Teil des Erfolgs von Bundeskanzler Sebastian Kurz (ÖVP) ist es, in einfachen Mustern vorzugehen. Bei der Flüchtlingskrise war das „Balkanroute schließen“, „Mittelmeerroute schließen“ und so weiter und so fort. Das Schicksal der Asylwerber war egal. Es ging darum, den Österreicherinnen und Österreichern, die Kurz wichtig sind, die Sicherheit zu geben, dass keine mehr kommen.

In Folge der Coronakrise sah sich Sebastian Kurz nun gezwungen, Österreich de facto komplett zu schießen, ja alle Menschen ihre Wohnung nur noch in Ausnahmefällen verlassen zu lassen. Was aus damaliger Sicht sehr wahrscheinlich sogar vernünftig war. Der Punkt ist jedoch, dass Kurz jetzt glaubt, die Maßnahmen erstens als alternativlos und zweitens als erfolgreich darstellen zu müssen. Alles andere würde Zweifel aufkommen lassen. Und das ist Gift. Also sagt der 33-Jährige immer wieder, dass das Land gut dastehe. Wirklich? Wer’s nicht glaube, der möge nach Italien, Frankreich oder Spanien schauen. Überzeugt?

Das Problem des Kanzlers und der gesamten Republik ist jedoch, dass die Probleme wesentlich vielschichtiger sind. Bei der Flüchtlingskrise ließ sich die Sache mit Grenzschließungen wirkungsvoll erledigen. Bei der Coronakrise ließ sich durch den Shutdown ein Problem lösen (nämlich die ungebremste Ausbreitung des Virus mit einem Zusammenbruch des Gesundheitssystems und tausenden Toten); zugleich sind aber genau damit viele andere entstanden, die noch offen sind.

Vor diesem Hintergrund ist es fast schon selbstbeschädigend, wenn Kurz davon spricht, dass Österreich gut dastehe: Dem mögen diejenigen zustimmen, die gesund geblieben und alles behalten haben.
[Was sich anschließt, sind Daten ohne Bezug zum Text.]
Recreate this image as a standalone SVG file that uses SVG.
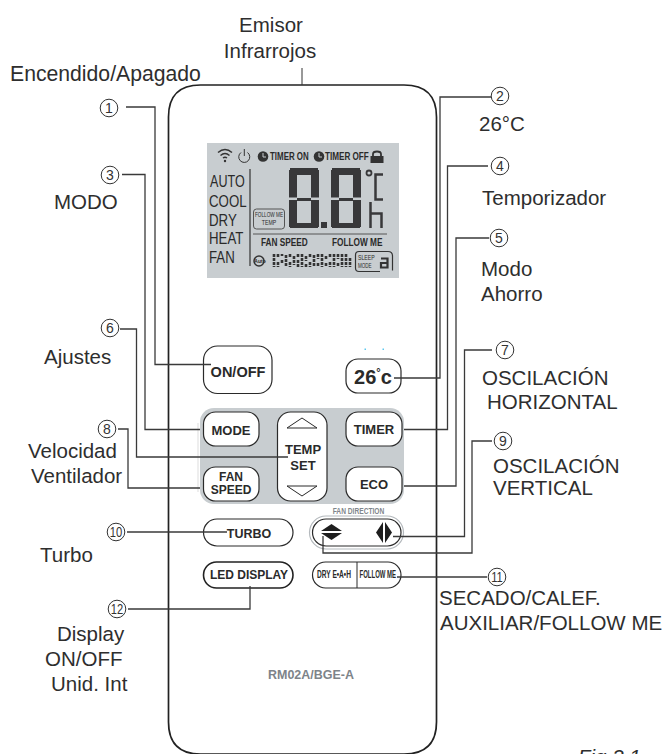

Es ist aber eine echte Zumutung für die vielen, die zwar nicht erkrankt, aber ihren Job verloren haben; oder die Unternehmer, die keine Ahnung haben, ob es ein Morgen gibt; oder als Künstler nicht mehr auftreten und daher auch kein Geld mehr verdienen können; oder als Selbstständige ohne Aufträge und damit ebenfalls ohne Einkünfte dastehen; oder auch jene, denen aus den Reihen der Genannten zwar Hilfe versprochen worden ist, die nun aber bei irgendwelchen Bestimmungen und Wirtschaftskammerbürokratien anstehen und daher nicht mehr ein und nicht mehr aus wissen, um es ganz vorsichtig zu formulieren.

Sebastian Kurz hat im März einmal von der größten Herausforderung seit dem Zweiten Weltkrieg gesprochen. Heute erweckt er den Eindruck, zu glauben, sie bewältigt zu haben und jetzt politisch abräumen zu können. Das ist jedoch ein Irrtum. Die Krise geht erst los.